The Many Problems With Brandy Melville


Brandy Melville is one of the most popular stores among teenage girls, but it is also one of the most controversial.
Brandy Melville rose in popularity in 2017, and along with it came a slew of social media influencers who exclusively wore the brand and were able to successfully launch it into the spotlight.
Behind those influencers, the people running the stores and appearing on Instagram were mostly young, white models. Perhaps the most controversial part of Brandy Melville’s brand is the “one size fits all” policy.
Brandy Melville was launched in 2009 by Silvio Marsan, a fashion entrepreneur from Italy. The first store was opened in Los Angeles, right next to UCLA. They quickly marketed themselves with their beachside, Southern California vibe. From the beginning, Brandy Melville did a good job at making themselves exclusive. At first, stores existed only in cities like Los Angeles, New York, and Miami.
The sizing also helped give rise to this “exclusivity.” Billed as “one size fits all,” the size range mostly stays between a size 0 to 2. This has perpetuated an unrealistic ideal of what teen girls look like. The lack of diversity has also been a controversial issue. Because of the mostly in-person shopping experience that they push, a big part of their brand is who is working at their stores. The process of becoming a Brandy Melville employee is known for being unlike many other chain clothing store.
Senior boarder Hannah Choi, from Seoul, South Korea, reflected on an unusual encounter she had while in the company’s Soho store in New York.
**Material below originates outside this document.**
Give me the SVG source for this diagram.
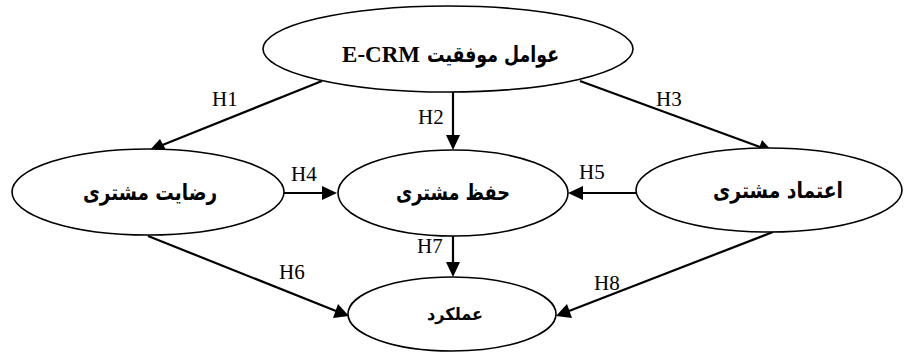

“I was paying for my clothes, and then a man and a woman approached me, and they asked me if they could take a picture of my outfit, and asked for my outfit details,” Hannah recounted. “And I was just startled that workers asked to take a picture of me. They said they loved my outfit, and instead of asking for my email or number they asked for my Instagram and said they wanted to contact me.”
She then learned that this interaction was a job interview of sorts.
“Then they asked if I could start working for them the next day,” she said. “I said no because I didn’t live in New York.”
Hannah then said she returned to the store a couple days later. This time, she overheard a man talking about her to an employee
“I heard him saying, ‘That girl is from South Korea, go talk to

her,’” Hannah said.
“Then the girl asked for my Instagram, and was very friendly and also complimented my style.” From these encounters, Hannah deduced that “you’re kind of recruited” to work there based on your style, appearance, and social media clout.
The workers in the store also all seem to fit a very Eurocentric beauty standard.
Jeremie Ng, a senior from Hong Kong, noticed this at the Hong Kong store.
“All the girls who work at the Hong Kong store are white,” she said, “which is a little odd because that doesn’t really accurately represent the population of teenage girls living in Hong Kong.
Jeremie said there are a lot of expats in Hong Kong, “but still it definitely pushes a very Eurocentric beauty standard.”
This standard along with the “one size fits all” policy (which has been rephrased in recent years as “one size fits most”) creates a very specific and unattainable beauty standard which can be harmful to the young girls shopping at the store.
Nowhere is this issue more apparent than in China. An article by Vice describes the disastrous effect Brandy Melville has on women in China.
“Fitting into tiny clothes has become a fashion in itself,” the article stated. “Brandy Melville, an Italian fast-fashion brand known for its ‘one size fits most’ philosophy, set off a social media craze globally for creating an exclusive club of slender women who could fit into its extra-small clothes.”
In China, the article continued, they’re called “BM girls.”
This trend has turned into something which is mentally harmful, and could create unhealthy and dangerous habits.
The article went on to describe an interview with a shopper who had traveled a long way in order to buy clothes from the store, but was unable to do so because of the sizing policy. The woman reported that “It’s not that they are too small [the clothes], it’s me being too large.”
Clearly, this disordered way of thinking reinforces a dangerous stereotype. Eating disorders are among the most harmful mental illnesses. They can also, according to the National Eating Disorders Association website, be the most deadly, closely following drug overdoses.